**Problem to work on**
Below is a block of data; give all of it again word for word.

----------------------------------------

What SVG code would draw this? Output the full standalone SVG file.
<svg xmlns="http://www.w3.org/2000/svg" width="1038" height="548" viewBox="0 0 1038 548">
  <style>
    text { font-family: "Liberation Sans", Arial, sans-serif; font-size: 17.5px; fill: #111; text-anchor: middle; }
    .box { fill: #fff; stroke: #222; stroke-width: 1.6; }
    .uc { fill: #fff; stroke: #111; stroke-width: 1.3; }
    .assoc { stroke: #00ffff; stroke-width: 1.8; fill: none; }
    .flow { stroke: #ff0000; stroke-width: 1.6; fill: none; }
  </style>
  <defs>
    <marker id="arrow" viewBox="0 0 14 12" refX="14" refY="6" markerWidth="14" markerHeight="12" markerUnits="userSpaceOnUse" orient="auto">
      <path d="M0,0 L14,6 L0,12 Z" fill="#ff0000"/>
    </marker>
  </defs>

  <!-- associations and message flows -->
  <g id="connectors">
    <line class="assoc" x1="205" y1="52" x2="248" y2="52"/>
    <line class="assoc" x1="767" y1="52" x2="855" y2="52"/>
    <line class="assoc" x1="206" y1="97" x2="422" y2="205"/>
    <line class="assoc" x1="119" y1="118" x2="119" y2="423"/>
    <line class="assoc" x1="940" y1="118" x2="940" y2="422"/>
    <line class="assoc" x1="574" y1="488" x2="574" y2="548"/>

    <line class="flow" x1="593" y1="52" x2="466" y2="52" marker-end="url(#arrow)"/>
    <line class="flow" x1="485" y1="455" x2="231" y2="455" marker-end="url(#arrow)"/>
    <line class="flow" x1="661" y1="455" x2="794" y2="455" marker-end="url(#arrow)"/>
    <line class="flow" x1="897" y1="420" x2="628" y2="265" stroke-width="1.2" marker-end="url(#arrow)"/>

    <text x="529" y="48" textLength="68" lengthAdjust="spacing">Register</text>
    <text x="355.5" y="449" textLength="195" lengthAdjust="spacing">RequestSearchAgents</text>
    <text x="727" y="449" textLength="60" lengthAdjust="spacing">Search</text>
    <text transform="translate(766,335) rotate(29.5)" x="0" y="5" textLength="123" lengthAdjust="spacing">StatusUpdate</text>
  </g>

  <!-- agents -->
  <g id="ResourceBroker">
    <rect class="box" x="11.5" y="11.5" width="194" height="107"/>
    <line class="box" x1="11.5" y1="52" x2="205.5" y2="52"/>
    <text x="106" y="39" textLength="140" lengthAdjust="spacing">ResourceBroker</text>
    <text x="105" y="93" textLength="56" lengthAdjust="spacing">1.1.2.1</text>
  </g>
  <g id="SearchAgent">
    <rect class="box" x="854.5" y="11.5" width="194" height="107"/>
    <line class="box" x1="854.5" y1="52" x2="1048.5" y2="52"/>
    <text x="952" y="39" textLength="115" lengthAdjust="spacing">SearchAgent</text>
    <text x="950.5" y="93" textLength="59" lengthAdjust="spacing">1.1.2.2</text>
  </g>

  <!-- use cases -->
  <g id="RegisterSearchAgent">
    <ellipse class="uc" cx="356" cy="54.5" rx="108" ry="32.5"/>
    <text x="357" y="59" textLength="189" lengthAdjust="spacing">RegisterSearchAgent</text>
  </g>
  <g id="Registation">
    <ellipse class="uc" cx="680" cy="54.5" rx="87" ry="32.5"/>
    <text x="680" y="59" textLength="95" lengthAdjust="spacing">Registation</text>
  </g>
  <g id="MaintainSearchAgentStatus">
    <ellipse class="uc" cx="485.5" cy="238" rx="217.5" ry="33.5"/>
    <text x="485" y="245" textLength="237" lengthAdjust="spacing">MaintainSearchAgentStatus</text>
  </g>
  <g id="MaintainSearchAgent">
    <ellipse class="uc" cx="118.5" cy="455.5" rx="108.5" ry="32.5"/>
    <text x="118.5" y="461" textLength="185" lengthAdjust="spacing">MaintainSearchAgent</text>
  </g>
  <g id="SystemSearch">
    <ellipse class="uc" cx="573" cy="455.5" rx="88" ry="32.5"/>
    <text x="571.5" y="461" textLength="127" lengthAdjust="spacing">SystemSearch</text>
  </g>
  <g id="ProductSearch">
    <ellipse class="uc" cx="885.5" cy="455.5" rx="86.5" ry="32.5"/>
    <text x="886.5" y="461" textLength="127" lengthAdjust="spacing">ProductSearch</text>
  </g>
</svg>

----------------------------------------

**Exercise output**
What SVG code would draw this? Output the full standalone SVG file.
<svg xmlns="http://www.w3.org/2000/svg" width="1038" height="548" viewBox="0 0 1038 548">
  <style>
    text { font-family: "Liberation Sans", Arial, sans-serif; font-size: 17.5px; fill: #111; text-anchor: middle; }
    .box { fill: #fff; stroke: #222; stroke-width: 1.6; }
    .uc { fill: #fff; stroke: #111; stroke-width: 1.3; }
    .assoc { stroke: #00ffff; stroke-width: 1.8; fill: none; }
    .flow { stroke: #ff0000; stroke-width: 1.6; fill: none; }
  </style>
  <defs>
    <marker id="arrow" viewBox="0 0 14 12" refX="14" refY="6" markerWidth="14" markerHeight="12" markerUnits="userSpaceOnUse" orient="auto">
      <path d="M0,0 L14,6 L0,12 Z" fill="#ff0000"/>
    </marker>
  </defs>

  <!-- associations and message flows -->
  <g id="connectors">
    <line class="assoc" x1="205" y1="52" x2="248" y2="52"/>
    <line class="assoc" x1="767" y1="52" x2="855" y2="52"/>
    <line class="assoc" x1="206" y1="97" x2="422" y2="205"/>
    <line class="assoc" x1="119" y1="118" x2="119" y2="423"/>
    <line class="assoc" x1="940" y1="118" x2="940" y2="422"/>
    <line class="assoc" x1="574" y1="488" x2="574" y2="548"/>

    <line class="flow" x1="593" y1="52" x2="466" y2="52" marker-end="url(#arrow)"/>
    <line class="flow" x1="485" y1="455" x2="231" y2="455" marker-end="url(#arrow)"/>
    <line class="flow" x1="661" y1="455" x2="794" y2="455" marker-end="url(#arrow)"/>
    <line class="flow" x1="897" y1="420" x2="628" y2="265" stroke-width="1.2" marker-end="url(#arrow)"/>

    <text x="529" y="48" textLength="68" lengthAdjust="spacing">Register</text>
    <text x="355.5" y="449" textLength="195" lengthAdjust="spacing">RequestSearchAgents</text>
    <text x="727" y="449" textLength="60" lengthAdjust="spacing">Search</text>
    <text transform="translate(766,335) rotate(29.5)" x="0" y="5" textLength="123" lengthAdjust="spacing">StatusUpdate</text>
  </g>

  <!-- agents -->
  <g id="ResourceBroker">
    <rect class="box" x="11.5" y="11.5" width="194" height="107"/>
    <line class="box" x1="11.5" y1="52" x2="205.5" y2="52"/>
    <text x="106" y="39" textLength="140" lengthAdjust="spacing">ResourceBroker</text>
    <text x="105" y="93" textLength="56" lengthAdjust="spacing">1.1.2.1</text>
  </g>
  <g id="SearchAgent">
    <rect class="box" x="854.5" y="11.5" width="194" height="107"/>
    <line class="box" x1="854.5" y1="52" x2="1048.5" y2="52"/>
    <text x="952" y="39" textLength="115" lengthAdjust="spacing">SearchAgent</text>
    <text x="950.5" y="93" textLength="59" lengthAdjust="spacing">1.1.2.2</text>
  </g>

  <!-- use cases -->
  <g id="RegisterSearchAgent">
    <ellipse class="uc" cx="356" cy="54.5" rx="108" ry="32.5"/>
    <text x="357" y="59" textLength="189" lengthAdjust="spacing">RegisterSearchAgent</text>
  </g>
  <g id="Registation">
    <ellipse class="uc" cx="680" cy="54.5" rx="87" ry="32.5"/>
    <text x="680" y="59" textLength="95" lengthAdjust="spacing">Registation</text>
  </g>
  <g id="MaintainSearchAgentStatus">
    <ellipse class="uc" cx="485.5" cy="238" rx="217.5" ry="33.5"/>
    <text x="485" y="245" textLength="237" lengthAdjust="spacing">MaintainSearchAgentStatus</text>
  </g>
  <g id="MaintainSearchAgent">
    <ellipse class="uc" cx="118.5" cy="455.5" rx="108.5" ry="32.5"/>
    <text x="118.5" y="461" textLength="185" lengthAdjust="spacing">MaintainSearchAgent</text>
  </g>
  <g id="SystemSearch">
    <ellipse class="uc" cx="573" cy="455.5" rx="88" ry="32.5"/>
    <text x="571.5" y="461" textLength="127" lengthAdjust="spacing">SystemSearch</text>
  </g>
  <g id="ProductSearch">
    <ellipse class="uc" cx="885.5" cy="455.5" rx="86.5" ry="32.5"/>
    <text x="886.5" y="461" textLength="127" lengthAdjust="spacing">ProductSearch</text>
  </g>
</svg>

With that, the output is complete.